Ciekawe, czy zastrzeżenie / zgłoszenie utraty albo kradzieży dokumentu cos da. Dokumenty tożsamosci są zazwyczaj zastrzegane w specjalnych rejestrach. Polityczny inaczej. Czytam w radiu bajki dla dzieci.
|
Markywee | Post #3 Ocena: 0 2013-11-19 22:55:08 (12 lat temu) |
Konto zablokowane Z nami od: 29-03-2013 Skąd: ul. Wiejska 4/6/8 00-902 Warszawa |
pamietajcie tez ze slyszycie historie z jednej strony...
Jeżeli nie odpowiadam/ignoruje posty skierowane do mnie, oznacza to po prostu, ze żal mi czasu na komentowanie bzdur.
|
glupiababa | Post #4 Ocena: 0 2013-11-20 12:20:17 (12 lat temu) |
Z nami od: 18-11-2013 Skąd: London |
David40, gdyby człowiek wiedział, że za chwilę upadnie to by po prostu usiadł. Różnie się w życiu układa i czasami jest tak że zaczyna się niewinnie a kończy właśnie tak jak w moim przypadku. I nie chodzi mi absolutnie, żeby ktoś mi współczuł czy żeby komuś było mnie żal. Mam problem i próbuję go rozwiązać, więc jeśli możesz coś doradzić to doradź, a nie pytaj po co zrobiłam sobie dziecko, dlaczego akurat z nim itd. Nie wszyscy podejmują w życiu tylko i wyłącznie dobre decyzje oraz znajdują się zawsze w miejscach, gdzie nie spotka ich żadna przykra niespodzianka.
|
stanislawski | Post #5 Ocena: 0 2013-11-20 12:27:18 (12 lat temu) |
Z nami od: 10-04-2008 Skąd: Narnia |
Do glupiababa: rozumiem, że ty masz prawo odebrać mu dziecko, on tobie nie?

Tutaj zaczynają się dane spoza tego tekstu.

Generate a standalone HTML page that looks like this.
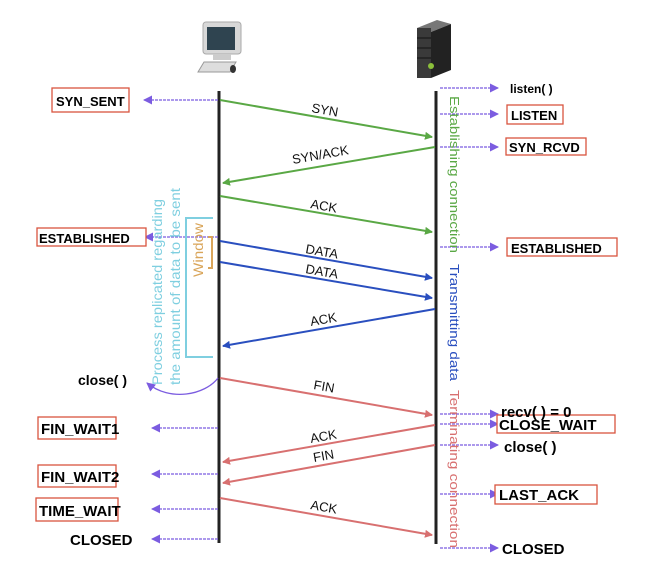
<!DOCTYPE html>
<html><head><meta charset="utf-8"><style>
html,body{margin:0;padding:0;background:#fff;}
svg{display:block;}
.lb{font-family:"Liberation Sans",sans-serif;font-weight:bold;font-size:13px;fill:#000;}
.ml{font-family:"Liberation Sans",sans-serif;font-size:13px;fill:#111;}
</style></head><body>
<svg width="655" height="562" viewBox="0 0 655 562" xmlns="http://www.w3.org/2000/svg">
<defs>
<marker id="pg" markerWidth="8" markerHeight="8" refX="7" refY="4" orient="auto" markerUnits="userSpaceOnUse"><path d="M0,0 L8,4 L0,8z" fill="#5aa845"/></marker>
<marker id="pb" markerWidth="8" markerHeight="8" refX="7" refY="4" orient="auto" markerUnits="userSpaceOnUse"><path d="M0,0 L8,4 L0,8z" fill="#2a4fbf"/></marker>
<marker id="pr" markerWidth="8" markerHeight="8" refX="7" refY="4" orient="auto" markerUnits="userSpaceOnUse"><path d="M0,0 L8,4 L0,8z" fill="#d87070"/></marker>
<marker id="pp" markerWidth="9" markerHeight="9" refX="8" refY="4.5" orient="auto" markerUnits="userSpaceOnUse"><path d="M0,0 L9,4.5 L0,9z" fill="#7b5ce0"/></marker>
</defs>

<!-- computer -->
<g>
<rect x="203" y="22" width="38" height="32" rx="3" fill="#d8d8d8" stroke="#aaa"/>
<rect x="207" y="27" width="28" height="23" fill="#2f4450"/>
<rect x="213" y="54" width="18" height="6" fill="#ccc"/>
<polygon points="198,72 230,72 236,62 204,62" fill="#ddd" stroke="#999"/>
<ellipse cx="233" cy="69" rx="3" ry="4" fill="#333"/>
</g>
<!-- server -->
<g>
<polygon points="417,28 437,20 451,24 431,32" fill="#777"/>
<polygon points="431,32 451,24 451,70 431,78" fill="#222"/>
<rect x="417" y="28" width="14" height="50" fill="#3a3a3a"/>
<line x1="417" y1="38" x2="431" y2="38" stroke="#111"/>
<line x1="417" y1="48" x2="431" y2="48" stroke="#111"/>
<line x1="417" y1="58" x2="431" y2="58" stroke="#111"/>
<circle cx="431" cy="66" r="3" fill="#8bbf3a"/>
</g>

<!-- lifelines -->
<line x1="219" y1="91" x2="219" y2="543" stroke="#222" stroke-width="3"/>
<line x1="436" y1="91" x2="436" y2="544" stroke="#222" stroke-width="3"/>

<!-- messages -->
<g stroke-width="2" fill="none">
<line x1="220" y1="100" x2="432" y2="137" stroke="#5aa845" marker-end="url(#pg)"/>
<line x1="435" y1="147" x2="223" y2="183" stroke="#5aa845" marker-end="url(#pg)"/>
<line x1="220" y1="196" x2="432" y2="232" stroke="#5aa845" marker-end="url(#pg)"/>
<line x1="220" y1="241" x2="432" y2="278" stroke="#2a4fbf" marker-end="url(#pb)"/>
<line x1="220" y1="262" x2="432" y2="298" stroke="#2a4fbf" marker-end="url(#pb)"/>
<line x1="435" y1="309" x2="223" y2="346" stroke="#2a4fbf" marker-end="url(#pb)"/>
<line x1="220" y1="378" x2="432" y2="415" stroke="#d87070" marker-end="url(#pr)"/>
<line x1="435" y1="425" x2="223" y2="462" stroke="#d87070" marker-end="url(#pr)"/>
<line x1="435" y1="445" x2="223" y2="483" stroke="#d87070" marker-end="url(#pr)"/>
<line x1="220" y1="498" x2="432" y2="535" stroke="#d87070" marker-end="url(#pr)"/>
</g>
<g class="ml">
<text transform="translate(311,112) rotate(10)">SYN</text>
<text transform="translate(293,164) rotate(-10)">SYN/ACK</text>
<text transform="translate(310,208) rotate(10)">ACK</text>
<text transform="translate(305,253) rotate(10)">DATA</text>
<text transform="translate(305,273) rotate(10)">DATA</text>
<text transform="translate(311,326) rotate(-10)">ACK</text>
<text transform="translate(313,389) rotate(10)">FIN</text>
<text transform="translate(311,443) rotate(-10)">ACK</text>
<text transform="translate(314,462) rotate(-10)">FIN</text>
<text transform="translate(310,509) rotate(10)">ACK</text>
</g>

<!-- state arrows -->
<g stroke="#7b5ce0" stroke-width="1.3" stroke-dasharray="3,1" fill="none">
<line x1="218" y1="100" x2="144" y2="100" marker-end="url(#pp)"/>
<line x1="218" y1="237" x2="145" y2="237" marker-end="url(#pp)"/>
<line x1="218" y1="428" x2="152" y2="428" marker-end="url(#pp)"/>
<line x1="218" y1="474" x2="152" y2="474" marker-end="url(#pp)"/>
<line x1="218" y1="509" x2="152" y2="509" marker-end="url(#pp)"/>
<line x1="218" y1="539" x2="152" y2="539" marker-end="url(#pp)"/>
<line x1="440" y1="88" x2="498" y2="88" marker-end="url(#pp)"/>
<line x1="440" y1="114" x2="498" y2="114" marker-end="url(#pp)"/>
<line x1="440" y1="147" x2="498" y2="147" marker-end="url(#pp)"/>
<line x1="440" y1="247" x2="498" y2="247" marker-end="url(#pp)"/>
<line x1="440" y1="414" x2="498" y2="414" marker-end="url(#pp)"/>
<line x1="440" y1="424" x2="498" y2="424" marker-end="url(#pp)"/>
<line x1="440" y1="445" x2="498" y2="445" marker-end="url(#pp)"/>
<line x1="440" y1="494" x2="498" y2="494" marker-end="url(#pp)"/>
<line x1="440" y1="548" x2="498" y2="548" marker-end="url(#pp)"/>
<path d="M218,378 C205,395 170,402 147,383" stroke-dasharray="none" marker-end="url(#pp)"/>
</g>

<!-- boxes -->
<g fill="#fff" stroke="#d9543f" stroke-width="1.3">
<rect x="52" y="88" width="77" height="24"/>
<rect x="37" y="228" width="109" height="18"/>
<rect x="507" y="105" width="56" height="19"/>
<rect x="506" y="138" width="80" height="17"/>
<rect x="507" y="238" width="110" height="18"/>
<rect x="38" y="417" width="78" height="22"/>
<rect x="38" y="465" width="78" height="22"/>
<rect x="36" y="498" width="82" height="23"/>
<rect x="497" y="415" width="118" height="18"/>
<rect x="495" y="485" width="102" height="19"/>
</g>
<g class="lb">
<text x="56" y="106">SYN_SENT</text>
<text x="39" y="243">ESTABLISHED</text>
<text x="511" y="120">LISTEN</text>
<text x="509" y="152">SYN_RCVD</text>
<text x="511" y="253">ESTABLISHED</text>
<text x="510" y="93" font-size="12">listen( )</text>
<text x="78" y="385" font-size="14">close( )</text>
<text x="501" y="417" font-size="15">recv( ) = 0</text>
<text x="499" y="430" font-size="15">CLOSE_WAIT</text>
<text x="504" y="452" font-size="15">close( )</text>
<text x="499" y="500" font-size="15">LAST_ACK</text>
<text x="502" y="554" font-size="15">CLOSED</text>
<text x="41" y="434" font-size="15">FIN_WAIT1</text>
<text x="41" y="482" font-size="15">FIN_WAIT2</text>
<text x="39" y="516" font-size="15">TIME_WAIT</text>
<text x="70" y="545" font-size="15">CLOSED</text>
</g>

<!-- vertical labels right -->
<g font-family="Liberation Sans, sans-serif" font-size="13">
<text transform="translate(450,96) rotate(90)" fill="#5aa845" textLength="157" lengthAdjust="spacingAndGlyphs">Establishing connection</text>
<text transform="translate(450,264) rotate(90)" fill="#2a4fbf" textLength="117" lengthAdjust="spacingAndGlyphs">Transmitting data</text>
<text transform="translate(450,390) rotate(90)" fill="#d87070" textLength="158" lengthAdjust="spacingAndGlyphs">Terminating connection</text>
</g>

<!-- left window / process -->
<g fill="none" stroke-width="2">
<path d="M213,218 L186,218 L186,357 L213,357" stroke="#7fcfe0"/>
<path d="M208,237 L212,237 L212,268 L208,268" stroke="#d9a55a"/>
</g>
<g font-family="Liberation Sans, sans-serif" font-size="14" fill="#7fcfe0">
<text transform="translate(162,385) rotate(-90)" textLength="186" lengthAdjust="spacingAndGlyphs">Process replicated regarding</text>
<text transform="translate(180,385) rotate(-90)" textLength="197" lengthAdjust="spacingAndGlyphs">the amount of data to be sent</text>
</g>
<text transform="translate(203,277) rotate(-90)" font-family="Liberation Sans, sans-serif" font-size="14" fill="#d9a55a" textLength="54" lengthAdjust="spacingAndGlyphs">Window</text>
</svg>
</body></html>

Nie doczytałem: to alkoholik, narkoman, bił dziecko? Czy tylko kłóciliście się (czyli OBYDWOJE się kłóciliście).
|
|
|
glupiababa | Post #6 Ocena: 0 2013-11-20 19:36:38 (12 lat temu) |
Z nami od: 18-11-2013 Skąd: London |
To nie ja wszczynałam awantury, a nawet w trakcie prosiłam żeby przestał, a jeśli nie chce być ze mną to żeby się wyprowadził i nie narażał dziecka na stres. Zabierając dokument dziecka i wyjeżdżając do Polski, sprawił że straciłam możliwość wnioskowania o benefity. To po pierwsze, po drugie opuszczając mieszkanie zabrał ze sobą całe jedzenie i środki czystości, a po trzecie nagadał mojemu landlordowi, że nie mam mu zamiaru płacić i żeby się mnie jak najszybciej pozbył. Tym sposobem stworzył sytuację, w której byłam bez pieniędzy, bez innych niezbędnych rzeczy oraz z groźbą wyrzucenia z mieszkania. I generalnie nie chodzi mi o to, że powinien mi zostawić kasę czy coś z tych rzeczy, ale chodzi mi o to, że najpierw stworzył taką sytuację a potem zrobił z tego argument żeby zabrać mi dziecko bo jestem nieodpowiedzialna. I nie wnioskował o to by przyznać dziecko jemu, tylko o to by zabrać je mi. Więc gdzie tu jest dbanie o dobro dziecka? A to jest przecież główne zadanie rodzica.